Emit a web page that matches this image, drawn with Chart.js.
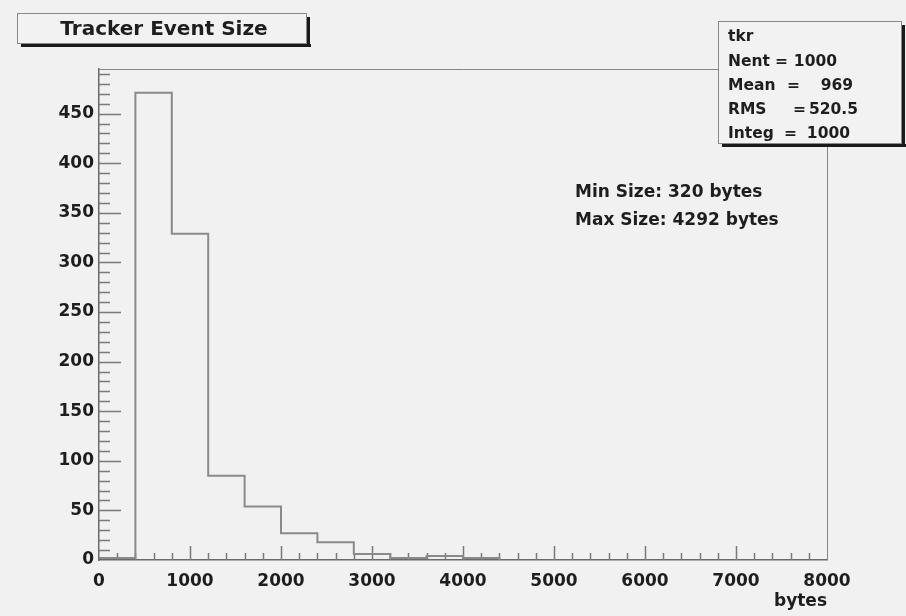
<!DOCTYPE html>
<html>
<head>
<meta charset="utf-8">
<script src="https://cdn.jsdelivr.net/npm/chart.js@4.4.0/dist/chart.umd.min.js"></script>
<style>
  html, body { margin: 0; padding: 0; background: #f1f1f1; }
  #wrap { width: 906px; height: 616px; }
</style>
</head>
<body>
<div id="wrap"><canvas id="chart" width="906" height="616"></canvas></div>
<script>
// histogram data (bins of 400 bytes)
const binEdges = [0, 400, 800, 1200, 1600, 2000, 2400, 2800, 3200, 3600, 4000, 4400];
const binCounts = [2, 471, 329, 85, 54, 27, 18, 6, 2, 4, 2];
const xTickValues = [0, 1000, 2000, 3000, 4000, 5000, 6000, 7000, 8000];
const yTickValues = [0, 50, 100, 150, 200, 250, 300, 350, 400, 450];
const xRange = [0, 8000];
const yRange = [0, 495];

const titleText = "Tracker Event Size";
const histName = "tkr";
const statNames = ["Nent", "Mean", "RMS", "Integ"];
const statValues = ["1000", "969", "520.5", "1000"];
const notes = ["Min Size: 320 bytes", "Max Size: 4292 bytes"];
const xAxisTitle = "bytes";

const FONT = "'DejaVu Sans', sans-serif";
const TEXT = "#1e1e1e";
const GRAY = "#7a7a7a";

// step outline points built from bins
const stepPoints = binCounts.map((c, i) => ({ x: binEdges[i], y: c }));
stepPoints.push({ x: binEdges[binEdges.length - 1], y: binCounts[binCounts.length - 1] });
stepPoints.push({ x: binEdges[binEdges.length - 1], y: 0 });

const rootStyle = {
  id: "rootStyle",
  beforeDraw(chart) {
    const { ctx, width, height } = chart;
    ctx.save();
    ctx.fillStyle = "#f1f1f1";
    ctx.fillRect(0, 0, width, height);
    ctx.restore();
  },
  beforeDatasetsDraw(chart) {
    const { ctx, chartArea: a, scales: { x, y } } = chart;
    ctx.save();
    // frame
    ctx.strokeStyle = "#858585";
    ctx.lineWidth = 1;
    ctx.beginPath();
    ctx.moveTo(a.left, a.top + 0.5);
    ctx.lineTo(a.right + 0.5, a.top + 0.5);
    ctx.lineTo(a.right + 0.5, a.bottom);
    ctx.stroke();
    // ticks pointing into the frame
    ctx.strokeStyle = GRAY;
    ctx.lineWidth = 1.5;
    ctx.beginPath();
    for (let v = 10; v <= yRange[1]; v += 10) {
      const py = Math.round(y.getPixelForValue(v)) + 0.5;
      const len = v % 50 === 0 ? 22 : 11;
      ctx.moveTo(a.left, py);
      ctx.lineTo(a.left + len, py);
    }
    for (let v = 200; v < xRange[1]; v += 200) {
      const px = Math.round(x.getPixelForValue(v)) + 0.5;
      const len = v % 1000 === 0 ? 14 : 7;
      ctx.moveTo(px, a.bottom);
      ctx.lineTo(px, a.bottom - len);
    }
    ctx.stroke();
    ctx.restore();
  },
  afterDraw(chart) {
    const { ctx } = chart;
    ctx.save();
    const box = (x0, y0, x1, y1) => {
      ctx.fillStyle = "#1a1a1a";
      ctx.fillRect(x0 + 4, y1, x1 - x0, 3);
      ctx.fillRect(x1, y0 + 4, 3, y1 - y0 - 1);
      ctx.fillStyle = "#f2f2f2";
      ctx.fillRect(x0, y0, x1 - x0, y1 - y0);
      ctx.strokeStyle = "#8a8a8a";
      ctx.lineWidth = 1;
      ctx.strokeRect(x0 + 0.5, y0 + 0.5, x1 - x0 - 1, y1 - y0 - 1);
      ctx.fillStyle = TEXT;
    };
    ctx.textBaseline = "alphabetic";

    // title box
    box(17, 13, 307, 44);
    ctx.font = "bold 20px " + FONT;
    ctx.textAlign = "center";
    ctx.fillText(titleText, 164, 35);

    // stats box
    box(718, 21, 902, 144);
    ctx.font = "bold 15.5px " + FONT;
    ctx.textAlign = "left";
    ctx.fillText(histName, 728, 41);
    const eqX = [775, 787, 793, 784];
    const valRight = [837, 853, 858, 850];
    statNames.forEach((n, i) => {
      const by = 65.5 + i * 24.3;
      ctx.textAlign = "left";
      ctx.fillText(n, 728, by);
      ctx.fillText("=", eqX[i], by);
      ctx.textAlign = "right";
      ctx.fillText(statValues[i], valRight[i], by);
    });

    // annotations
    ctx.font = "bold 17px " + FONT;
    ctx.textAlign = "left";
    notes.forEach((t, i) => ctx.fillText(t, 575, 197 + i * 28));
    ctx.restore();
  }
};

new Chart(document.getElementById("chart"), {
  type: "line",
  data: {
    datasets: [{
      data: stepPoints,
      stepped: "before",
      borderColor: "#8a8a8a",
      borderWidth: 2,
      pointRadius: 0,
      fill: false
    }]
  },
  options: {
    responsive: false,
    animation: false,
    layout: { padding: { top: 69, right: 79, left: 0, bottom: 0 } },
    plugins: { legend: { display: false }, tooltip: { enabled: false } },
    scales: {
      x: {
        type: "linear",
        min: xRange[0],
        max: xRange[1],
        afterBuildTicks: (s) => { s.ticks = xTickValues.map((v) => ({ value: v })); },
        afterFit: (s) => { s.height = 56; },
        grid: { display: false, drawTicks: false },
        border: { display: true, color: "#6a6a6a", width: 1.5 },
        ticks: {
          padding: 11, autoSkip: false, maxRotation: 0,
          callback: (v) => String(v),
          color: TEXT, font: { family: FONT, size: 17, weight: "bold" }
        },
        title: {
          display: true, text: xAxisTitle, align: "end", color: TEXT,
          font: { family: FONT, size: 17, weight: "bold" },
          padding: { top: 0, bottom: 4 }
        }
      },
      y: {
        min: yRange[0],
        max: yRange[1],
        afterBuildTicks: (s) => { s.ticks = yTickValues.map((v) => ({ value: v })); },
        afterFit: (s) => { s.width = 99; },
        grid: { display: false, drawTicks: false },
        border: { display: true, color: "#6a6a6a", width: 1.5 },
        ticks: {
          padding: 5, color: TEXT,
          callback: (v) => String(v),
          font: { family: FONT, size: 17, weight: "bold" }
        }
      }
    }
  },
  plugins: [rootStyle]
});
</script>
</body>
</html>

════

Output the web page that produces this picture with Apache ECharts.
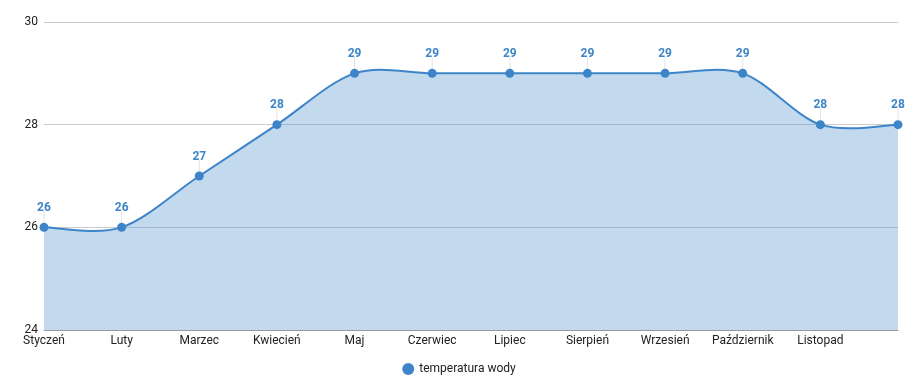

════

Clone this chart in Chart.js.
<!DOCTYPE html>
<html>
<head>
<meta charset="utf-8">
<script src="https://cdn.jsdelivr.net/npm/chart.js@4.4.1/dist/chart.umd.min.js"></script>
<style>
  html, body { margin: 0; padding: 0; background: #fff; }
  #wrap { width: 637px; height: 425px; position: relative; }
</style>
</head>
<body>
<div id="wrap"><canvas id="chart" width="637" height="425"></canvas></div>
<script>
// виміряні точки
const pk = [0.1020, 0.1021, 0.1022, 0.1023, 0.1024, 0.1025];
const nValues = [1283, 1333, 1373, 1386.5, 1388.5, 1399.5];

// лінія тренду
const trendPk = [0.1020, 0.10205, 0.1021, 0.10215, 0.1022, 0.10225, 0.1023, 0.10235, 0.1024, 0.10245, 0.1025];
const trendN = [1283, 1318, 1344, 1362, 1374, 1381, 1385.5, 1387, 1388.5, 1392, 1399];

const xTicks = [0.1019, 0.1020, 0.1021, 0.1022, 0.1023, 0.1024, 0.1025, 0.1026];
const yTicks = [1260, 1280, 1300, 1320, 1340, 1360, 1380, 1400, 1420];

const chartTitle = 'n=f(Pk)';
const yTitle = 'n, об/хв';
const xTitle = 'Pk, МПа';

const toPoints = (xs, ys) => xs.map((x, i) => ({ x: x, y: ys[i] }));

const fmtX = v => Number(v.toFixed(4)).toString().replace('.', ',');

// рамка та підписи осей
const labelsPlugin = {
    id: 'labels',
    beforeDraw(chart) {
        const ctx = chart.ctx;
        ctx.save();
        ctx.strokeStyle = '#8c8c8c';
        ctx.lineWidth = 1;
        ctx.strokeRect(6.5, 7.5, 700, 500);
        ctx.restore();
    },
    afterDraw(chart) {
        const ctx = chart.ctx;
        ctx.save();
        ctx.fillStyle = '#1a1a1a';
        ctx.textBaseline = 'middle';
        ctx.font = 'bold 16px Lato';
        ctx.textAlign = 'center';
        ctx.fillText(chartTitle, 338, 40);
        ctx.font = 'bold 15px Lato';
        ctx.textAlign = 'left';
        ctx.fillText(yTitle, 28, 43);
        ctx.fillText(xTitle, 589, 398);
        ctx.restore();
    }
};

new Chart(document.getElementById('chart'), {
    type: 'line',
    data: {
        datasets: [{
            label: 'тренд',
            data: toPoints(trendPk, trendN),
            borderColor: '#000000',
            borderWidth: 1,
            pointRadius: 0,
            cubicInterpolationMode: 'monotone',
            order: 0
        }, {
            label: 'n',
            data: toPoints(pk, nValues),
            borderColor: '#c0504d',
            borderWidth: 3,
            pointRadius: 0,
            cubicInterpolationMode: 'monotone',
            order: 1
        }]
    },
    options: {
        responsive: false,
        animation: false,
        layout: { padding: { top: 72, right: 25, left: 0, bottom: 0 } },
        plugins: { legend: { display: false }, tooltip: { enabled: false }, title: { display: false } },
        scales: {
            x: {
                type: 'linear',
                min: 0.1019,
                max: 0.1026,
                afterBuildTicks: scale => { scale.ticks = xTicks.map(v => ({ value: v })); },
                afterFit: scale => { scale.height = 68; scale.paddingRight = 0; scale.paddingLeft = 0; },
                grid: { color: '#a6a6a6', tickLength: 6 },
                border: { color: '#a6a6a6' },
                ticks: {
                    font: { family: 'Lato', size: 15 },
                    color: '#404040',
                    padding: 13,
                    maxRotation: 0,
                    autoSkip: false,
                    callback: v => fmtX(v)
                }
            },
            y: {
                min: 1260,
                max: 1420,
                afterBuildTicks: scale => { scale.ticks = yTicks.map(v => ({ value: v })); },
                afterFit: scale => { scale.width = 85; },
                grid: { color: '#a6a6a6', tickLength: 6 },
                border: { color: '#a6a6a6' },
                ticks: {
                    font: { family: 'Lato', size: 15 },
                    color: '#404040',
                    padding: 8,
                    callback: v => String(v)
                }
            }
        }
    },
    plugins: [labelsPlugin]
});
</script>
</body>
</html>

════

What to do: Take the line that contains "Clone this chart in Chart.js.", the line that contains "const fmtX = v", and all lines between, and give them again exactly; include no other line.

Task result:
Clone this chart in Chart.js.
<!DOCTYPE html>
<html>
<head>
<meta charset="utf-8">
<script src="https://cdn.jsdelivr.net/npm/chart.js@4.4.1/dist/chart.umd.min.js"></script>
<style>
  html, body { margin: 0; padding: 0; background: #fff; }
  #wrap { width: 637px; height: 425px; position: relative; }
</style>
</head>
<body>
<div id="wrap"><canvas id="chart" width="637" height="425"></canvas></div>
<script>
// виміряні точки
const pk = [0.1020, 0.1021, 0.1022, 0.1023, 0.1024, 0.1025];
const nValues = [1283, 1333, 1373, 1386.5, 1388.5, 1399.5];

// лінія тренду
const trendPk = [0.1020, 0.10205, 0.1021, 0.10215, 0.1022, 0.10225, 0.1023, 0.10235, 0.1024, 0.10245, 0.1025];
const trendN = [1283, 1318, 1344, 1362, 1374, 1381, 1385.5, 1387, 1388.5, 1392, 1399];

const xTicks = [0.1019, 0.1020, 0.1021, 0.1022, 0.1023, 0.1024, 0.1025, 0.1026];
const yTicks = [1260, 1280, 1300, 1320, 1340, 1360, 1380, 1400, 1420];

const chartTitle = 'n=f(Pk)';
const yTitle = 'n, об/хв';
const xTitle = 'Pk, МПа';

const toPoints = (xs, ys) => xs.map((x, i) => ({ x: x, y: ys[i] }));

const fmtX = v => Number(v.toFixed(4)).toString().replace('.', ',');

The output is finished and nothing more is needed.